Simple learning? I’m always looking for ways to keep my girls busy during the cooped up winter months, and activities that incorporate learning are a definite plus. Gracie has known how to count for a long time, but she’s had some trouble with number recognition. When we try to work on number recognition she gets bored easily and does a really good job of pushing all my buttons and trying as little as possible. If we every homeschool it will be a lesson in extreme patience for us both! Somewhere amongst my Pinterest scouring, I found a number activity that I knew she would enjoy. It involved jumping off the couch…nuff said. Sadly, I’m not sure of the original source, but I can tell you that all we did was write numbers on paper plates, and scatter them on the floor next to the couch. I would tell her what number to jump on, and low and behold, the girl actually knows a lot of her numbers when she tries! *sigh and grit teeth* patience is a virtue. She actually wanted to play the game twice! Also enjoy the getup pictured below of Gracie wearing my old tap dance leotard and some awesome biking shorts. We don’t go out much.
So there’s a little roundup of my first few days of 2015 and how I’m keeping it simple this year.
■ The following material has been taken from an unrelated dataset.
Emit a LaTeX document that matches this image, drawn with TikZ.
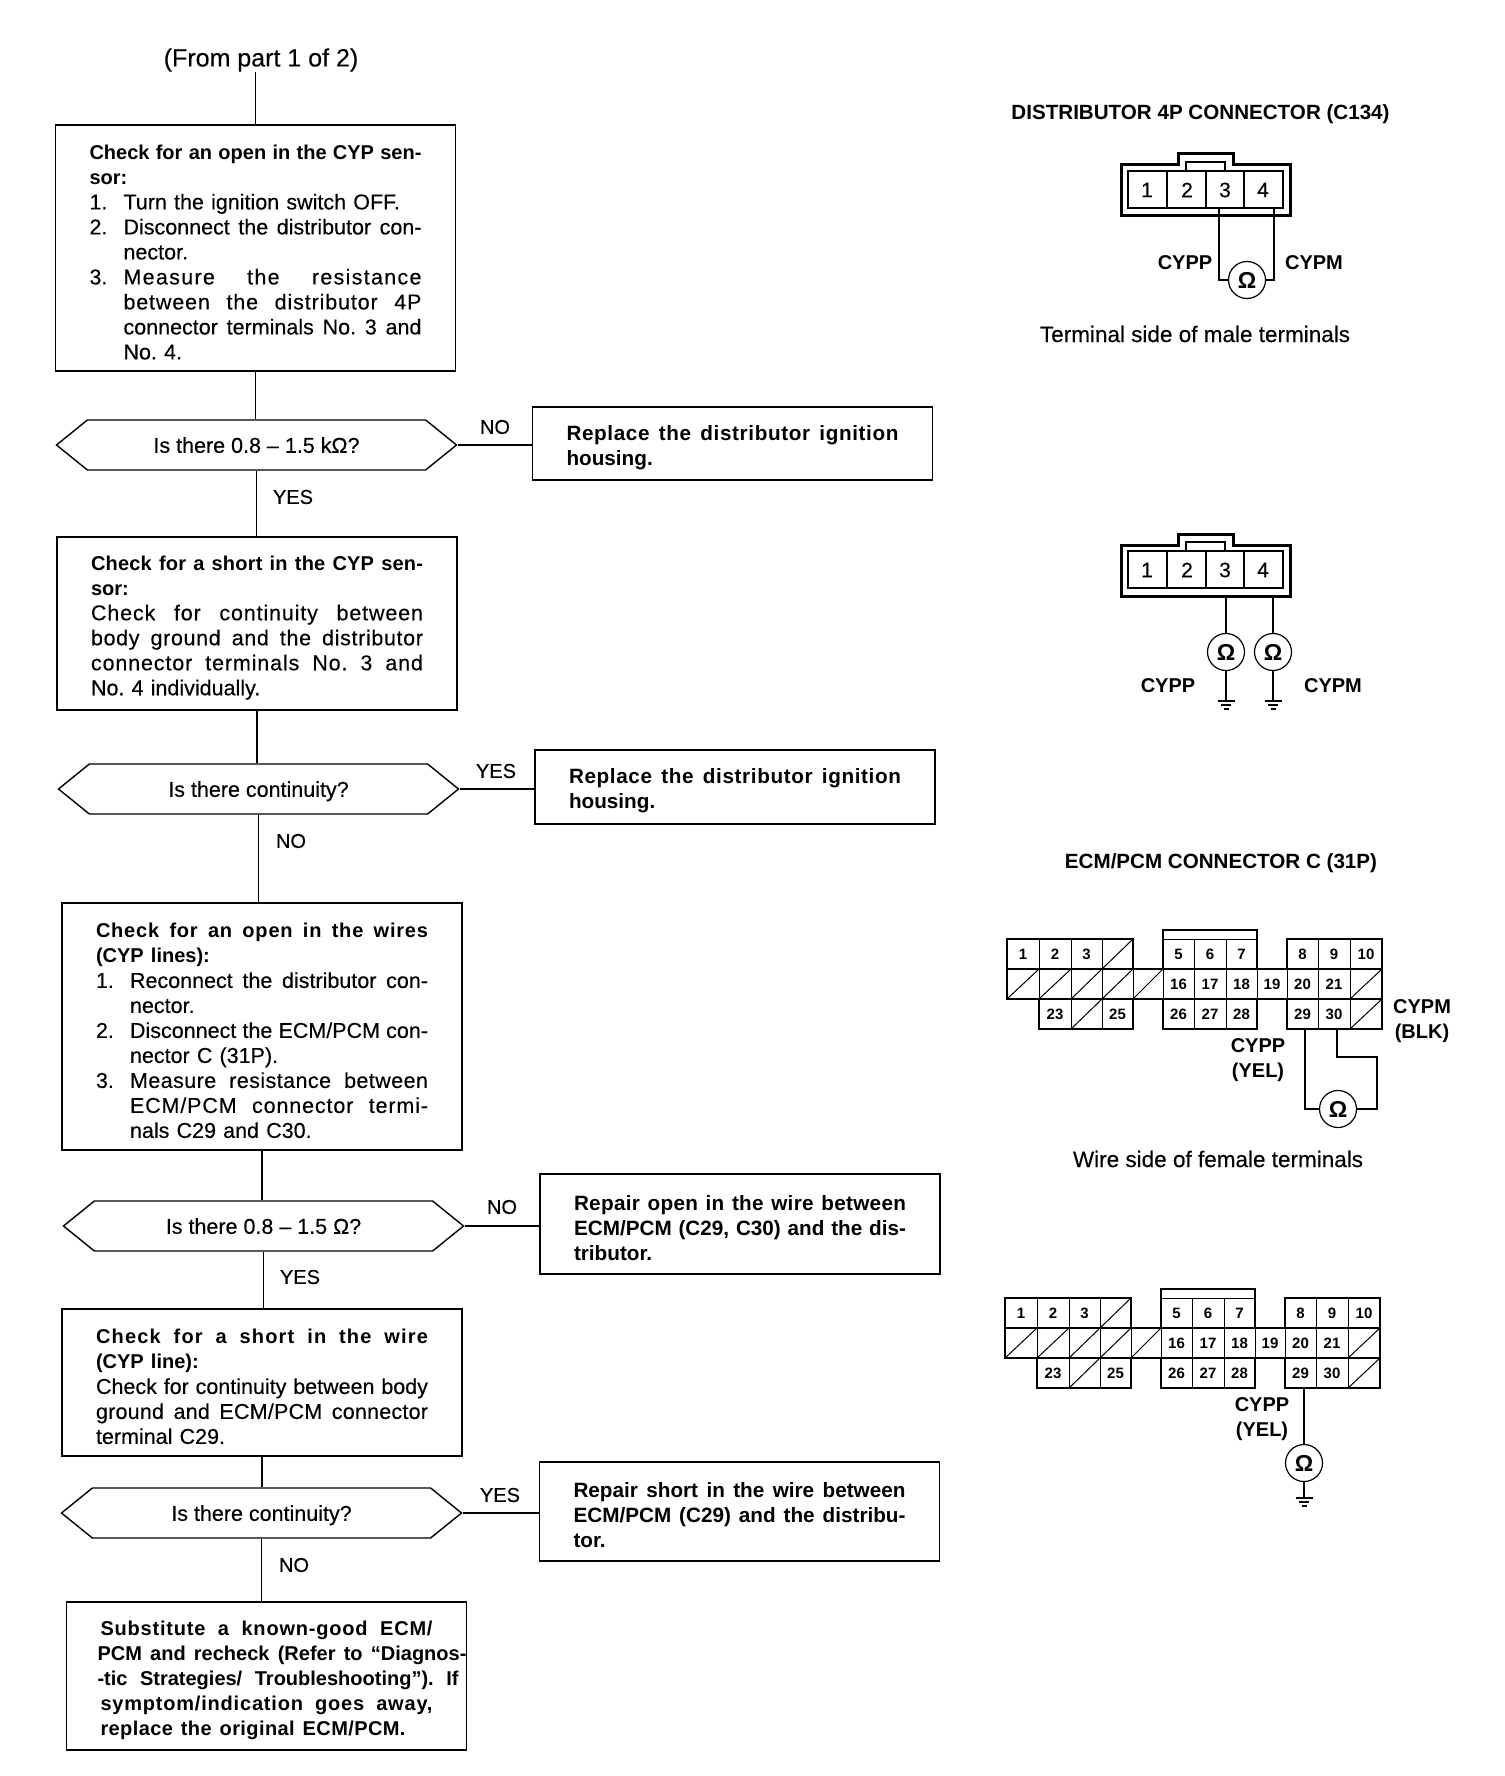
\documentclass[tikz,border=0pt]{standalone}
\usepackage{fontspec}
\setmainfont[UprightFeatures={FakeBold=0.25}]{Liberation Sans}
\usetikzlibrary{positioning,shapes.symbols}
\AtBeginDocument{\frenchspacing}
\newcommand{\headfont}{\fontsize{20}{25}\selectfont\bfseries}
\newcommand{\stretchline}[2]{\leavevmode\hbox to #1{\spaceskip=.28em plus 1fil minus .08em\relax #2}}
\newcommand{\fullline}[1]{\stretchline{332pt}{#1}}
\newcommand{\wideline}[2]{\fullline{\addfontfeature{LetterSpace=#1}#2}}
\newcommand{\numline}[2]{\makebox[34pt][l]{#1}#2}
\newcommand{\numfull}[2]{\makebox[34pt][l]{#1}\stretchline{298pt}{#2}}
\newcommand{\gndsym}[1]{%
  \draw[wire] ([xshift=-8.5pt]#1) -- ([xshift=8.5pt]#1);
  \draw[wire] ([xshift=-5pt,yshift=-4pt]#1) -- ([xshift=5pt,yshift=-4pt]#1);
  \draw[wire] ([xshift=-2.5pt,yshift=-8pt]#1) -- ([xshift=2.5pt,yshift=-8pt]#1);}
\tikzset{
  stepbox/.style={draw, line width=1.6pt, inner xsep=34pt, inner ysep=0pt, text width=332pt, align=left, font=\fontsize{21.5}{25}\selectfont, execute at begin node={\rule{0pt}{23pt}}},
  fixbox/.style={stepbox, font=\fontsize{20.7}{25}\selectfont\bfseries},
  askbox/.style={draw, line width=1.4pt, shape=signal, signal to=west and east, signal pointer angle=78, minimum width=400pt, minimum height=50pt, inner sep=0pt, text height=18pt, text depth=2.4pt, font=\fontsize{21.5}{25}\selectfont},
  reply/.style={inner sep=0pt, font=\fontsize{20}{25}\selectfont},
  heading/.style={inner sep=0pt, font=\fontsize{20.6}{25}\selectfont\bfseries},
  wirelabel/.style={inner sep=0pt, align=center, font=\fontsize{20}{25}\selectfont\bfseries},
  caption/.style={inner sep=0pt, font=\fontsize{22.5}{25}\selectfont},
  pin/.style={inner sep=0pt, font=\fontsize{21}{25}\selectfont},
  cavity/.style={inner sep=0pt, font=\fontsize{15}{18}\selectfont\bfseries},
  meter/.style={draw, circle, line width=1.2pt, minimum size=37pt, inner sep=0pt, font=\fontsize{23}{25}\selectfont\bfseries},
  wire/.style={line width=1.4pt},
  flow/.style={line width=1.5pt},
}
\begin{document}
\begin{tikzpicture}[x=1pt,y=-1pt]
\useasboundingbox (0,0) rectangle (1504,1776);
% Flow chart, left column
\node[reply, font=\fontsize{25}{25}\selectfont] (start) at (261,60) {(From part 1 of 2)};
\node[stepbox, minimum height=246pt] (openbox) at (255.5,248) {%
  \fullline{\headfont Check for an open in the CYP sen-}\\
  {\headfont sor:}\\
  \numline{1.}{Turn the ignition switch OFF.}\\
  \numfull{2.}{Disconnect the distributor con-}\\
  \numline{}{nector.}\\
  \numfull{3.}{\addfontfeature{LetterSpace=6}Measure the resistance}\\
  \numfull{}{\addfontfeature{LetterSpace=4}between the distributor 4P}\\
  \numfull{}{connector terminals No. 3 and}\\
  \numline{}{No. 4.}};
\node[askbox] (askohm) at (256.5,445) {Is there 0.8 -- 1.5 kΩ?};
\node[stepbox, minimum height=173pt] (shortbox) at (257,623.5) {%
  \wideline{1}{\headfont Check for a short in the CYP sen-}\\
  {\headfont sor:}\\
  \wideline{4}{Check for continuity between}\\
  \wideline{3}{body ground and the distributor}\\
  \wideline{4}{connector terminals No. 3 and}\\
  No. 4 individually.};
\node[askbox] (askcont) at (258.5,789) {Is there continuity?};
\node[stepbox, minimum height=247pt] (wirebox) at (262,1026.5) {%
  \fullline{\headfont\addfontfeature{LetterSpace=4}Check for an open in the wires}\\
  {\headfont (CYP lines):}\\
  \numfull{1.}{Reconnect the distributor con-}\\
  \numline{}{nector.}\\
  \numfull{2.}{Disconnect the ECM/PCM con-}\\
  \numline{}{nector C (31P).}\\
  \numfull{3.}{\addfontfeature{LetterSpace=2}Measure resistance between}\\
  \numfull{}{\addfontfeature{LetterSpace=4}ECM/PCM connector termi-}\\
  \numline{}{nals C29 and C30.}};
\node[askbox] (asklow) at (263.5,1226) {Is there 0.8 -- 1.5 Ω?};
\node[stepbox, minimum height=147pt] (linebox) at (262,1382.5) {%
  \fullline{\headfont\addfontfeature{LetterSpace=6}Check for a short in the wire}\\
  {\headfont (CYP line):}\\
  \fullline{Check for continuity between body}\\
  \wideline{1}{ground and ECM/PCM connector}\\
  terminal C29.};
\node[askbox] (asklast) at (261.5,1513) {Is there continuity?};
\node[stepbox, minimum height=148pt, font=\headfont] (ecmbox) at (266.5,1676) {%
  \wideline{4}{Substitute a known-good ECM/}\\
  \hspace*{-3pt}\stretchline{369pt}{PCM and recheck (Refer to ``Diagnos-}\\
  \hspace*{-3pt}\stretchline{361pt}{-tic Strategies/ Troubleshooting''). If}\\
  \wideline{4}{symptom/indication goes away,}\\
  \stretchline{305pt}{\addfontfeature{LetterSpace=2}replace the original ECM/PCM.}};
% Right hand boxes
\node[fixbox, minimum height=73pt] (housea) at (732.5,443.5) {%
  \wideline{3}{Replace the distributor ignition}\\ housing.};
\node[fixbox, minimum height=74pt] (houseb) at (735,787) {%
  \wideline{3}{Replace the distributor ignition}\\ housing.};
\node[fixbox, minimum height=100pt] (repopen) at (740,1224) {%
  \wideline{1.5}{Repair open in the wire between}\\
  \fullline{ECM/PCM (C29, C30) and the dis-}\\ tributor.};
\node[fixbox, minimum height=99pt] (repshort) at (739.5,1511.5) {%
  \fullline{Repair short in the wire between}\\
  \fullline{ECM/PCM (C29) and the distribu-}\\ tor.};
% Answers
\node[reply] (noa) at (495,427) {NO};
\node[reply] (yesa) at (293,497) {YES};
\node[reply] (yesb) at (496,771) {YES};
\node[reply] (nob) at (291,841) {NO};
\node[reply] (noc) at (502,1207) {NO};
\node[reply] (yesc) at (300,1277) {YES};
\node[reply] (yesd) at (500,1495) {YES};
\node[reply] (nod) at (294,1565) {NO};
% Connectors
\draw[flow] (openbox.north) -- (openbox.north |- start.south);
\draw[flow] (openbox.south) -- (openbox.south |- askohm.north);
\draw[flow] (askohm.south) -- (askohm.south |- shortbox.north);
\draw[flow] (shortbox.south) -- (shortbox.south |- askcont.north);
\draw[flow] (askcont.south) -- (askcont.south |- wirebox.north);
\draw[flow] (wirebox.south) -- (wirebox.south |- asklow.north);
\draw[flow] (asklow.south) -- (asklow.south |- linebox.north);
\draw[flow] (linebox.south) -- (linebox.south |- asklast.north);
\draw[flow] (asklast.south) -- (asklast.south |- ecmbox.north);
\draw[flow] (askohm.east) -- (askohm.east -| housea.west);
\draw[flow] (askcont.east) -- (askcont.east -| houseb.west);
\draw[flow] (asklow.east) -- (asklow.east -| repopen.west);
\draw[flow] (asklast.east) -- (asklast.east -| repshort.west);
% Distributor connector, twice
\node[heading] (distitle) at (1200.5,114) {DISTRIBUTOR 4P CONNECTOR (C134)};
\foreach \dy/\tag in {0/a,380/b} {
  \draw[line width=3pt] (1121,165+\dy) -- (1178,165+\dy) -- (1178,154+\dy) -- (1233,154+\dy) -- (1233,165+\dy) -- (1290,165+\dy) -- (1290,216+\dy) -- (1121,216+\dy) -- cycle;
  \draw[line width=1.3pt] (1128,171+\dy) rectangle (1283,208+\dy);
  \draw[line width=1.3pt] (1186,171+\dy) -- (1186,162+\dy) -- (1225,162+\dy) -- (1225,171+\dy);
  \foreach \x in {1167,1206,1244} {\draw[line width=1.3pt] (\x,171+\dy) -- (\x,208+\dy);}
  \foreach \x/\lab in {1147/1,1187/2,1225/3,1263/4} {\node[pin] (pin\tag\lab) at (\x,190+\dy) {\lab};}
}
\node[meter] (ohma) at (1247,280) {Ω};
\coordinate (tapp) at (1219,208);
\coordinate (tapm) at (1274,208);
\draw[wire] (tapp) |- (ohma.west);
\draw[wire] (tapm) |- (ohma.east);
\node[wirelabel] (cyppa) at (1185,263) {CYPP};
\node[wirelabel] (cypma) at (1314,263) {CYPM};
\node[caption] (termcap) at (1195,334) {Terminal side of male terminals};
\node[meter] (ohmb) at (1226,652) {Ω};
\node[meter] (ohmc) at (1273,652) {Ω};
\coordinate (tapb) at (1226,597);
\coordinate (tapc) at (1273,597);
\coordinate (gndb) at (1226,701);
\coordinate (gndc) at (1273,701);
\draw[wire] (tapb) -- (ohmb.north);
\draw[wire] (tapc) -- (ohmc.north);
\draw[wire] (ohmb.south) -- (gndb);
\draw[wire] (ohmc.south) -- (gndc);
\gndsym{gndb}
\gndsym{gndc}
\node[wirelabel] (cyppb) at (1168,686) {CYPP};
\node[wirelabel] (cypmb) at (1333,686) {CYPM};
% ECM/PCM connector, twice
\node[heading] (ecmtitle) at (1221,863) {ECM/PCM CONNECTOR C (31P)};
\foreach \dx/\dy/\tag in {0/0/a,-2/359/b} {
\begin{scope}[shift={(\dx,\dy)}]
  \draw[line width=2.3pt] (1007,939) -- (1133,939) -- (1133,969) -- (1163,969) -- (1163,930) -- (1257,930) -- (1257,969) -- (1287,969) -- (1287,939) -- (1382,939) -- (1382,1029) -- (1287,1029) -- (1287,999) -- (1257,999) -- (1257,1029) -- (1163,1029) -- (1163,999) -- (1133,999) -- (1133,1029) -- (1039,1029) -- (1039,999) -- (1007,999) -- cycle;
  \draw[line width=1.8pt] (1007,969) -- (1382,969) (1007,999) -- (1382,999);
  \draw[line width=1pt] (1163,939) -- (1257,939);
  \foreach \x/\ya/\yb in {1039/939/999,1071/939/1029,1102/939/1029,1133/969/999,1163/969/999,1194/939/1029,1226/939/1029,1257/969/999,1287/969/999,1318/939/1029,1350/939/1029} {\draw[line width=1pt] (\x,\ya) -- (\x,\yb);}
  % blocked cavities
  \foreach \xa/\xb/\ya/\yb in {1102/1133/939/969,1007/1039/969/999,1039/1071/969/999,1071/1102/969/999,1102/1133/969/999,1133/1163/969/999,1350/1382/969/999,1071/1102/999/1029,1350/1382/999/1029} {\draw[line width=1pt] (\xa,\yb) -- (\xb,\ya);}
  \foreach \x/\lab in {1023/1,1055/2,1086.5/3,1178.5/5,1210/6,1241.5/7,1302.5/8,1334/9,1366/10} {\node[cavity] (cav\tag\lab) at (\x,954) {\lab};}
  \foreach \x/\lab in {1178.5/16,1210/17,1241.5/18,1272/19,1302.5/20,1334/21} {\node[cavity] (cav\tag\lab) at (\x,984) {\lab};}
  \foreach \x/\lab in {1055/23,1117.5/25,1178.5/26,1210/27,1241.5/28,1302.5/29,1334/30} {\node[cavity] (cav\tag\lab) at (\x,1014) {\lab};}
\end{scope}
}
\node[meter] (ohmd) at (1338,1109) {Ω};
\coordinate (tapd) at (1305,1029);
\coordinate (tapf) at (1337,1029);
\coordinate (bendf) at (1377,1057);
\draw[line width=1.1pt] (tapd) |- (ohmd.west);
\draw[line width=1.1pt] (tapf) |- (bendf) |- (ohmd.east);
\node[wirelabel] (cyppd) at (1258,1060) {CYPP\\(YEL)};
\node[wirelabel] (cypmd) at (1422,1021) {CYPM\\(BLK)};
\node[caption] (wirecap) at (1218,1159) {Wire side of female terminals};
\node[meter] (ohme) at (1304,1463) {Ω};
\coordinate (tape) at (1304,1388);
\coordinate (gnde) at (1304,1498);
\draw[wire] (tape) -- (ohme.north);
\draw[wire] (ohme.south) -- (gnde);
\gndsym{gnde}
\node[wirelabel] (cyppe) at (1262,1419) {CYPP\\(YEL)};
\end{tikzpicture}
\end{document}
The move to Africa in the spring is also forcing us to drastically simplify our possessions, but in a good way. We have too much stuff and when we let go of things that are just sitting around gathering dust, it feels less burdensome! So how about you? Anyone else feeling the need to keep it simple?

Words for 2015

Simple

Live Simply. Simplify heart and home. Clear the clutter. I’ve realized that when you start simplfying, there is a peace that comes with it. Giving away or throwing out all the stuff you never even use and has just been sitting around for years feels pretty good. Putting down the phone, shutting off the TV, unplugging for a bit allows more time to connect. When you take away all the unneeded distractions, it allows you the time to focus on things that are truly important to you. 

Eucharisto

To give thanks. Finding the daily gifts that are all around me. Seeing that He is behind these daily gifts. Give Him back the thanks. Find joy in every day moments. 

Servant

Saying yes. Being willing to step outside my comfort zone. To help where I know it’s needed. To not hold back helping because of my own hang ups. To learn that by serving others, I can point back to Him.

Happy New Year to everyone! 2014 has brought so much goodness and joy. Some changes are now on the horizon for this new year. 2015, I think you’re going to be a good one.